Cracking the Galaxy S8 iris scanner.


And researchers have come up with more creative ways to bypass the fingerprint scanners. In 2017, a group of researchers from New York University and Michigan State University developed a set of so-called “master prints” that successfully unlocked phones 65 percent of the time in a simulation. 

And, of course, there is always the unlikely risk of being forced to unlock your phone by the law — or legally sanctioned coercion. As The Atlantic reported in 2016, U.S. judges can order suspects to unlock phones using fingerprints, but they can’t force you to divulge your password to unlock the same phone. 

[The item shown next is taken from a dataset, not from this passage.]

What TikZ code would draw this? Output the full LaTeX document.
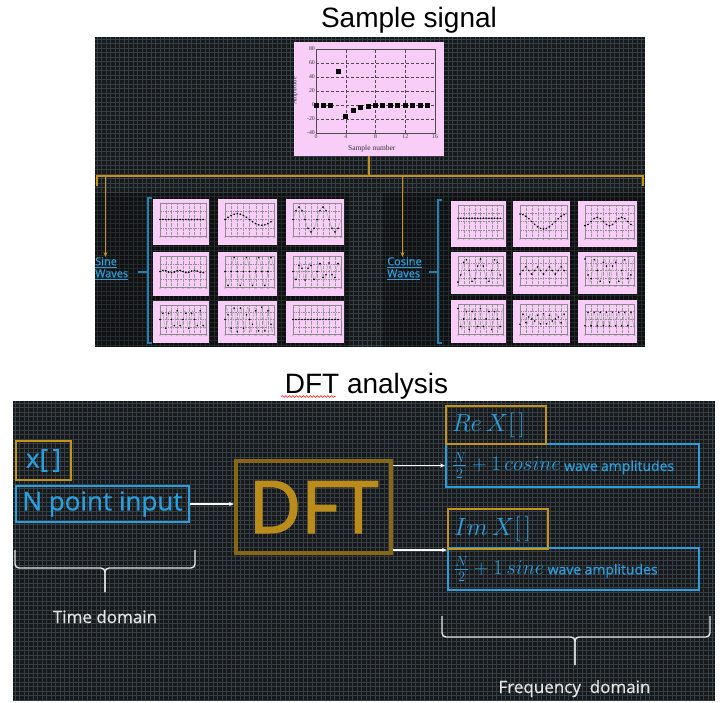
\documentclass[tikz,border=0pt]{standalone}
\usepackage{fontspec}
\usepackage{amsmath}
\usetikzlibrary{arrows.meta}
\usetikzlibrary{decorations.pathmorphing}

\newfontfamily\titlefont{Liberation Sans}
\newfontfamily\slidefont[FakeBold=0.6]{Open Sans}
\newfontfamily\dftfont[FakeBold=2.2]{Open Sans}
\newfontfamily\chartfont{Liberation Serif}

\definecolor{panelbg}{RGB}{22,25,28}
\definecolor{gridline}{RGB}{56,63,68}
\definecolor{slideblue}{RGB}{38,160,222}
\definecolor{brkblue}{RGB}{30,130,185}
\definecolor{slidegold}{RGB}{196,148,22}
\definecolor{dftgold}{RGB}{135,102,22}
\definecolor{dfttext}{RGB}{186,140,28}
\definecolor{chartpink}{RGB}{248,206,248}
\definecolor{textwhite}{RGB}{228,228,228}

\tikzset{
  gridln/.style={draw=gridline, line width=0.55},
  goldbox/.style={draw=slidegold, line width=2, inner sep=0},
  bluebox/.style={draw=slideblue, line width=2, inner sep=0},
  bus/.style={draw=slidegold, line width=1.5},
  whitearrow/.style={draw=white, line width=1.4, ->},
  dombrace/.style={draw=textwhite, line width=1.4, rounded corners=4},
  bluebrk/.style={draw=brkblue, line width=1.2},
  wavelbl/.style={text=slideblue, align=left, inner sep=0,
    font=\slidefont\fontsize{11}{12}\selectfont},
  domlbl/.style={text=textwhite, anchor=base,
    font=\slidefont\fontsize{17}{19}\selectfont},
  chartdash/.style={draw=black!70, line width=0.35, dash pattern=on 3pt off 2pt},
  ticklbl/.style={text=black!80, inner sep=1pt,
    font=\chartfont\fontsize{5.8}{6}\selectfont},
  datasq/.style={fill=black, minimum size=5pt, inner sep=0},
  minivert/.style={draw=black!40, line width=0.25, dash pattern=on 0.5pt off 0.8pt},
  minihor/.style={draw=black!45, line width=0.25, dash pattern=on 1.5pt off 1pt},
  miniframe/.style={draw=black!45, line width=0.3},
  minicurve/.style={draw=black!35, line width=0.4},
  minilbl/.style={below, inner sep=0.6pt, text=black!65,
    font=\chartfont\fontsize{2.6}{3}\selectfont}
}

% small wave chart: left, top, width, height, sin/cos, k, amplitude
\newcommand{\wavechart}[7]{%
  \begin{scope}[shift={(#1,#2)}]
    \fill[chartpink] (0,0) rectangle (#3,#4);
    \pgfmathsetmacro{\wsx}{(#3-10)/16}
    \pgfmathsetmacro{\wsy}{(#4-13)/2}
    \begin{scope}[shift={(7,{(#4-5)/2})}, x=\wsx pt, y=\wsy pt]
      \foreach \n in {2,4,...,14} \draw[minivert] (\n,-1) -- (\n,1);
      \foreach \v in {-0.5,0,0.5} \draw[minihor] (0,\v) -- (16,\v);
      \draw[miniframe] (0,-1) rectangle (16,1);
      \draw[minicurve] plot[domain=0:16,samples=121] (\x,{#7*#5(22.5*#6*\x)});
      \foreach \n in {0,...,15}
        \fill (\n,{#7*#5(22.5*#6*\n)}) circle (0.9pt);
      \foreach \n in {0,2,...,16}
        \node[minilbl] (lb\n) at (\n,-1) {\n};
    \end{scope}
  \end{scope}}

\begin{document}
\begin{tikzpicture}[x=1pt, y=-1pt, >={Stealth[length=5pt,width=4pt]}]
\useasboundingbox (0,0) rectangle (725,702);
\fill[white] (0,0) rectangle (725,702);

%% ---------- sample signal ----------
\node[anchor=base, font=\titlefont\fontsize{28}{30}\selectfont] (toptitle) at (409,27) {Sample signal};
\fill[panelbg] (95,37) rectangle (645,347);
\foreach \gx in {97,101.5,...,645} \draw[gridln] (\gx,37) -- (\gx,347);
\foreach \gy in {39,43.5,...,347} \draw[gridln] (95,\gy) -- (645,\gy);
\fill[black, opacity=0.35] (95,193) rectangle (350,347);
\fill[black, opacity=0.35] (383,193) rectangle (645,347);

\node[fill=chartpink, minimum width=150, minimum height=114, inner sep=0] (sigplot) at (369,99) {};
\begin{scope}[shift={(316,105)}, x=7.44pt, y=0.7pt]
  \foreach \n in {4,8,12} \draw[chartdash] (\n,-40) -- (\n,80);
  \foreach \v in {-20,0,...,60} \draw[chartdash] (0,\v) -- (16,\v);
  \draw[black!70, line width=0.4] (0,-40) rectangle (16,80);
  \foreach \v in {-40,-20,...,80} \node[ticklbl, left] (yt\v) at (0,\v) {\v};
  \foreach \n in {0,4,...,16} \node[ticklbl, below] (xt\n) at (\n,-40) {\n};
  \node[ticklbl, font=\chartfont\fontsize{7.5}{8}\selectfont] (xname) at (7.5,-62) {Sample number};
  \node[ticklbl, rotate=90, font=\chartfont\fontsize{6.5}{7}\selectfont] (yname) at (-2.85,20) {Amplitude};
  \foreach \n/\v in {0/0,1/0,2/0,3/48,4/-16,5/-8,6/-4,7/-2,8/-1,9/-0.5,10/0,11/0,12/0,13/0,14/0,15/0}
    \node[datasq] (s\n) at (\n,\v) {};
\end{scope}

\coordinate (busL) at (97,176);
\coordinate (busR) at (643,176);
\coordinate (sinedrop) at (105.5,176);
\coordinate (cosdrop) at (402.5,176);
\draw[bus] (sigplot.south) -- (sigplot.south |- busL);
\draw[bus] (busL) ++(0,10) -- (busL) -- (busR) -- ++(0,10);

\node[wavelbl, anchor=north west] (sinelbl) at (95,257) {\underline{Sine}\\\underline{Waves}};
\node[wavelbl, anchor=north west] (coslbl) at (387,257) {\underline{Cosine}\\\underline{Waves}};
\draw[bus, ->] (sinedrop) -- (sinedrop |- sinelbl.north);
\draw[bus, ->] (cosdrop) -- (cosdrop |- coslbl.north);

\draw[bluebrk] (152,198) -- (148,198) -- (148,343) -- (152,343);
\draw[bluebrk] (148,272) -- (138,272);
\draw[bluebrk] (442,200) -- (438,200) -- (438,343) -- (442,343);
\draw[bluebrk] (438,272) -- (429,272);

% sine waves
\foreach \cx/\cy/\cw/\ch/\fn/\k/\amp in {
  153/199/56/46/sin/0/0, 218/199/59/46/sin/1/0.35, 286/199/58/46/sin/2/0.75,
  153/252/56/44/sin/3/0.08, 218/252/59/44/sin/4/-0.9, 286/252/58/44/sin/5/-0.55,
  153/301/56/42/sin/6/0.6, 218/301/59/42/sin/7/0.85, 286/301/58/42/sin/8/0}
  \wavechart{\cx}{\cy}{\cw}{\ch}{\fn}{\k}{\amp};
% cosine waves
\foreach \cx/\cy/\cw/\ch/\fn/\k/\amp in {
  451/201/55/46/cos/0/0.2, 513/201/57/46/cos/1/0.45, 578/201/59/46/cos/2/-0.25,
  451/252/55/42/cos/3/-0.8, 513/252/57/42/cos/4/-0.25, 578/252/59/42/cos/5/0.8,
  451/300/55/43/cos/6/0.7, 513/300/57/43/cos/7/-0.35, 578/300/59/43/cos/8/-0.45}
  \wavechart{\cx}{\cy}{\cw}{\ch}{\fn}{\k}{\amp};

%% ---------- DFT analysis ----------
\node[anchor=base, font=\titlefont\fontsize{28}{30}\selectfont] (dfttitle) at (366.5,393) {DFT analysis};
\draw[red, line width=0.6, decorate, decoration={snake, amplitude=0.9, segment length=3.5}]
  ([yshift=-3.5]dfttitle.base west) -- ++(54,0);
\fill[panelbg] (13,401) rectangle (715,700);
\foreach \gx in {15,19.5,...,715} \draw[gridln] (\gx,401) -- (\gx,700);
\foreach \gy in {403,407.5,...,700} \draw[gridln] (13,\gy) -- (715,\gy);

\node[goldbox, anchor=north west, minimum width=55, minimum height=39, text=slideblue,
  font=\slidefont\fontsize{26}{28}\selectfont] (xin) at (15,440) {x[\,]};
\node[bluebox, anchor=north west, minimum width=173, minimum height=36, text=slideblue,
  font=\slidefont\fontsize{26}{28}\selectfont] (npoint) at (15,485) {N point input};
\node[draw=dftgold, line width=4, anchor=north west, minimum width=155, minimum height=92,
  inner sep=0, text=dfttext, font=\dftfont\fontsize{72}{72}\selectfont] (dft) at (234,459) {DFT};

\node[bluebox, anchor=north west, minimum height=43, inner xsep=6, text width=241, align=left,
  text=slideblue] (cosamp) at (445,443)
  {\fontsize{22}{24}\selectfont$\frac{N}{2}+1\,cosine$ {\slidefont\fontsize{14}{16}\selectfont wave amplitudes}};
\node[goldbox, anchor=north west, minimum height=38, inner xsep=6, text width=88, align=left,
  text=slideblue, font=\fontsize{24}{26}\selectfont] (rex) at (445,405) {$Re\,X[\,]$};
\node[bluebox, anchor=north west, minimum height=42, inner xsep=6, text width=239, align=left,
  text=slideblue] (sinamp) at (447,547)
  {\fontsize{22}{24}\selectfont$\frac{N}{2}+1\,sine$ {\slidefont\fontsize{14}{16}\selectfont wave amplitudes}};
\node[goldbox, anchor=north west, minimum height=40, inner xsep=6, text width=88, align=left,
  text=slideblue, font=\fontsize{24}{26}\selectfont] (imx) at (447,508) {$Im\,X[\,]$};

\draw[whitearrow] (npoint.east) -- (npoint.east -| dft.west);
\draw[whitearrow] (dft.east |- cosamp.west) -- (cosamp.west);
\draw[whitearrow] (dft.east |- imx.south) -- (imx.south west);

\draw[dombrace] (15,550) -- (15,568) -- (105,568) -- (105,592);
\draw[dombrace] (195,550) -- (195,568) -- (105,568) -- (105,592);
\node[domlbl] (timelbl) at (105,623) {Time domain};
\draw[dombrace] (442,616) -- (442,637) -- (575,637) -- (575,665);
\draw[dombrace] (710,616) -- (710,637) -- (575,637) -- (575,665);
\node[domlbl] (freqlbl) at (574.5,693) {Frequency\ \ domain};
\end{tikzpicture}
\end{document}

Face scanners have proven to be even worse. Samsung’s Galaxy S8 face unlock was tricked with a photo. OK, well, surely iris scans are better? Hackers reportedly got around those too, and all it took was a printed photo and a contact lens.

So, to recap: Biometrics are easily hacked, and users can be compelled to unlock phones with fingerprints in a court of law. 

It seems that when it comes to securing your device, the best bet is actually an alphanumeric passphrase. And guess what? Apple totally lets you set one of these up!

Locking things down.

Locking things down.

Image: mashable

Sure, it takes a little longer to unlock your phone, but just like every other digital habit you’ve developed over the years, it becomes second nature quickly enough (trust me on this). And anyway, what’s a little delay when it comes to securely protecting your device? 

The convenience of biometrics makes fingerprint, face, and iris scans seem like a good option, and it’s definitely better than no protection at all. However, you may reevaluate the tradeoff of ease for security when some nefarious character snaps your photo and then has his way with your data. 

So disable Touch ID, get a strong alphanumeric passphrase, and don’t look back. Your personal data will be way more secure.